**What the task asks**
Leave out the pictures, then reproduce the rest of the material exactly.

**Recorded data**

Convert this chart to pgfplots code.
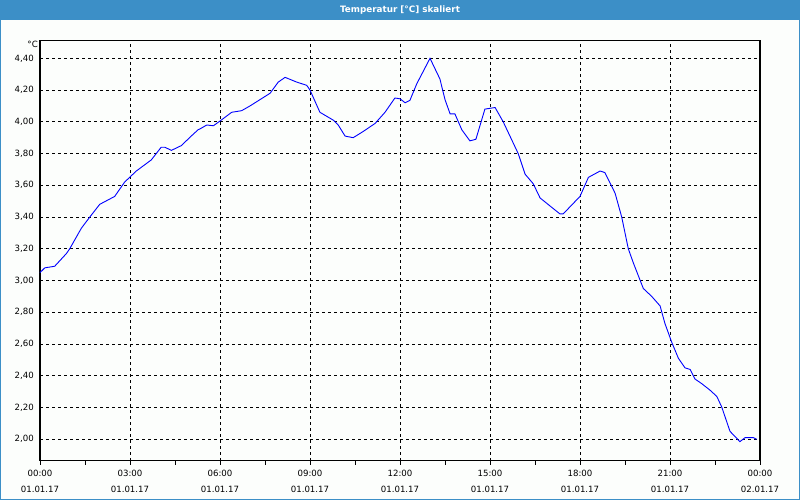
\documentclass[border=0pt]{standalone}
\usepackage{fontspec}
\setmainfont{DejaVu Sans}
\usepackage{pgfplots}
\pgfplotsset{compat=1.18}
\definecolor{titleblue}{RGB}{60,143,199}
\definecolor{bgc}{RGB}{252,254,252}
\begin{document}
\begin{tikzpicture}[x=1pt,y=1pt]
\fill[bgc] (0,0) rectangle (800,500);
\fill[titleblue] (0,479.5) rectangle (800,500);
\draw[titleblue,line width=1pt] (0.5,0.5) rectangle (799.5,499.5);
\node[text=white,font=\fontsize{8.8}{10}\selectfont\bfseries] at (400,490) {Temperatur [°C] skaliert};
\begin{axis}[
  at={(40pt,39.3pt)}, anchor=south west,
  scale only axis, width=720pt, height=420pt,
  xmin=0, xmax=24, ymin=1.865, ymax=4.511,
  axis line style={black,line width=1.2pt},
  xtick={0,3,6,9,12,15,18,21,24},
  minor xtick={1.5,4.5,7.5,10.5,13.5,16.5,19.5,22.5},
  xticklabels={00:00\\01.01.17,03:00\\01.01.17,06:00\\01.01.17,09:00\\01.01.17,12:00\\01.01.17,15:00\\01.01.17,18:00\\01.01.17,21:00\\01.01.17,00:00\\02.01.17},
  xticklabel style={align=center,font=\fontsize{8.6}{16}\selectfont,yshift=-2pt},
  ytick={2,2.2,2.4,2.6,2.8,3,3.2,3.4,3.6,3.8,4,4.2,4.4},
  yticklabel style={font=\fontsize{8.6}{10}\selectfont,inner sep=1pt,xshift=-1pt},
  /pgf/number format/assume math mode=true,
  /pgf/number format/.cd, use comma, fixed, fixed zerofill, precision=2, /pgfplots/.cd,
  xtick pos=bottom, ytick pos=left,
  tick align=outside,
  xtick style={black,line width=0.8pt},
  ytick style={draw=none},
  major tick length=4pt, minor tick length=4pt,
  grid=major,
  major grid style={black,line width=0.8pt,dash pattern=on 3pt off 3pt},
  clip=false,
]
\addplot[blue,line width=0.9pt] coordinates {
(0.0,3.05) (0.16,3.08) (0.49,3.09) (0.88,3.17) (0.99,3.20) (1.38,3.33) (1.66,3.40)
(1.99,3.48) (2.49,3.53) (2.82,3.62) (3.21,3.69) (3.71,3.76) (4.04,3.84) (4.16,3.84)
(4.38,3.82) (4.71,3.85) (5.04,3.91) (5.27,3.95) (5.33,3.955) (5.56,3.98) (5.78,3.975)
(6.00,4.005) (6.39,4.06) (6.72,4.07) (7.00,4.10) (7.67,4.18) (7.94,4.25) (8.17,4.28)
(8.56,4.25) (8.89,4.23) (9.00,4.20) (9.33,4.06) (9.78,4.01) (9.94,3.98) (10.17,3.91)
(10.44,3.90) (10.78,3.94) (11.17,3.99) (11.50,4.06) (11.83,4.15) (12.00,4.145) (12.17,4.12)
(12.33,4.135) (12.56,4.24) (13.00,4.40) (13.33,4.27) (13.50,4.14) (13.67,4.05) (13.83,4.05)
(14.06,3.95) (14.33,3.88) (14.53,3.89) (14.83,4.08) (15.17,4.09) (15.44,4.00) (15.94,3.80)
(16.17,3.67) (16.44,3.61) (16.67,3.52) (17.33,3.42) (17.44,3.42) (18.00,3.53) (18.28,3.65)
(18.67,3.69) (18.83,3.68) (19.17,3.55) (19.39,3.40) (19.61,3.20) (19.78,3.11) (20.11,2.95)
(20.39,2.90) (20.67,2.84) (20.83,2.73) (21.06,2.61) (21.28,2.51) (21.50,2.45) (21.67,2.44)
(21.83,2.38) (22.06,2.35) (22.33,2.31) (22.56,2.27) (22.72,2.205) (23.00,2.05) (23.33,1.985)
(23.50,2.01) (23.78,2.01) (23.89,2.00)
};
\node[anchor=east,font=\fontsize{8.6}{10}\selectfont,inner sep=1pt] at ([xshift=-1pt,yshift=-4pt]rel axis cs:0,1) {°C};
\end{axis}
\pgfresetboundingbox
\useasboundingbox (0,0) rectangle (800,500);
\end{tikzpicture}
\end{document}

**Worked solution**
Convert this chart to pgfplots code.
\documentclass[border=0pt]{standalone}
\usepackage{fontspec}
\setmainfont{DejaVu Sans}
\usepackage{pgfplots}
\pgfplotsset{compat=1.18}
\definecolor{titleblue}{RGB}{60,143,199}
\definecolor{bgc}{RGB}{252,254,252}
\begin{document}
\begin{tikzpicture}[x=1pt,y=1pt]
\fill[bgc] (0,0) rectangle (800,500);
\fill[titleblue] (0,479.5) rectangle (800,500);
\draw[titleblue,line width=1pt] (0.5,0.5) rectangle (799.5,499.5);
\node[text=white,font=\fontsize{8.8}{10}\selectfont\bfseries] at (400,490) {Temperatur [°C] skaliert};
\begin{axis}[
  at={(40pt,39.3pt)}, anchor=south west,
  scale only axis, width=720pt, height=420pt,
  xmin=0, xmax=24, ymin=1.865, ymax=4.511,
  axis line style={black,line width=1.2pt},
  xtick={0,3,6,9,12,15,18,21,24},
  minor xtick={1.5,4.5,7.5,10.5,13.5,16.5,19.5,22.5},
  xticklabels={00:00\\01.01.17,03:00\\01.01.17,06:00\\01.01.17,09:00\\01.01.17,12:00\\01.01.17,15:00\\01.01.17,18:00\\01.01.17,21:00\\01.01.17,00:00\\02.01.17},
  xticklabel style={align=center,font=\fontsize{8.6}{16}\selectfont,yshift=-2pt},
  ytick={2,2.2,2.4,2.6,2.8,3,3.2,3.4,3.6,3.8,4,4.2,4.4},
  yticklabel style={font=\fontsize{8.6}{10}\selectfont,inner sep=1pt,xshift=-1pt},
  /pgf/number format/assume math mode=true,
  /pgf/number format/.cd, use comma, fixed, fixed zerofill, precision=2, /pgfplots/.cd,
  xtick pos=bottom, ytick pos=left,
  tick align=outside,
  xtick style={black,line width=0.8pt},
  ytick style={draw=none},
  major tick length=4pt, minor tick length=4pt,
  grid=major,
  major grid style={black,line width=0.8pt,dash pattern=on 3pt off 3pt},
  clip=false,
]
\addplot[blue,line width=0.9pt] coordinates {
(0.0,3.05) (0.16,3.08) (0.49,3.09) (0.88,3.17) (0.99,3.20) (1.38,3.33) (1.66,3.40)
(1.99,3.48) (2.49,3.53) (2.82,3.62) (3.21,3.69) (3.71,3.76) (4.04,3.84) (4.16,3.84)
(4.38,3.82) (4.71,3.85) (5.04,3.91) (5.27,3.95) (5.33,3.955) (5.56,3.98) (5.78,3.975)
(6.00,4.005) (6.39,4.06) (6.72,4.07) (7.00,4.10) (7.67,4.18) (7.94,4.25) (8.17,4.28)
(8.56,4.25) (8.89,4.23) (9.00,4.20) (9.33,4.06) (9.78,4.01) (9.94,3.98) (10.17,3.91)
(10.44,3.90) (10.78,3.94) (11.17,3.99) (11.50,4.06) (11.83,4.15) (12.00,4.145) (12.17,4.12)
(12.33,4.135) (12.56,4.24) (13.00,4.40) (13.33,4.27) (13.50,4.14) (13.67,4.05) (13.83,4.05)
(14.06,3.95) (14.33,3.88) (14.53,3.89) (14.83,4.08) (15.17,4.09) (15.44,4.00) (15.94,3.80)
(16.17,3.67) (16.44,3.61) (16.67,3.52) (17.33,3.42) (17.44,3.42) (18.00,3.53) (18.28,3.65)
(18.67,3.69) (18.83,3.68) (19.17,3.55) (19.39,3.40) (19.61,3.20) (19.78,3.11) (20.11,2.95)
(20.39,2.90) (20.67,2.84) (20.83,2.73) (21.06,2.61) (21.28,2.51) (21.50,2.45) (21.67,2.44)
(21.83,2.38) (22.06,2.35) (22.33,2.31) (22.56,2.27) (22.72,2.205) (23.00,2.05) (23.33,1.985)
(23.50,2.01) (23.78,2.01) (23.89,2.00)
};
\node[anchor=east,font=\fontsize{8.6}{10}\selectfont,inner sep=1pt] at ([xshift=-1pt,yshift=-4pt]rel axis cs:0,1) {°C};
\end{axis}
\pgfresetboundingbox
\useasboundingbox (0,0) rectangle (800,500);
\end{tikzpicture}
\end{document}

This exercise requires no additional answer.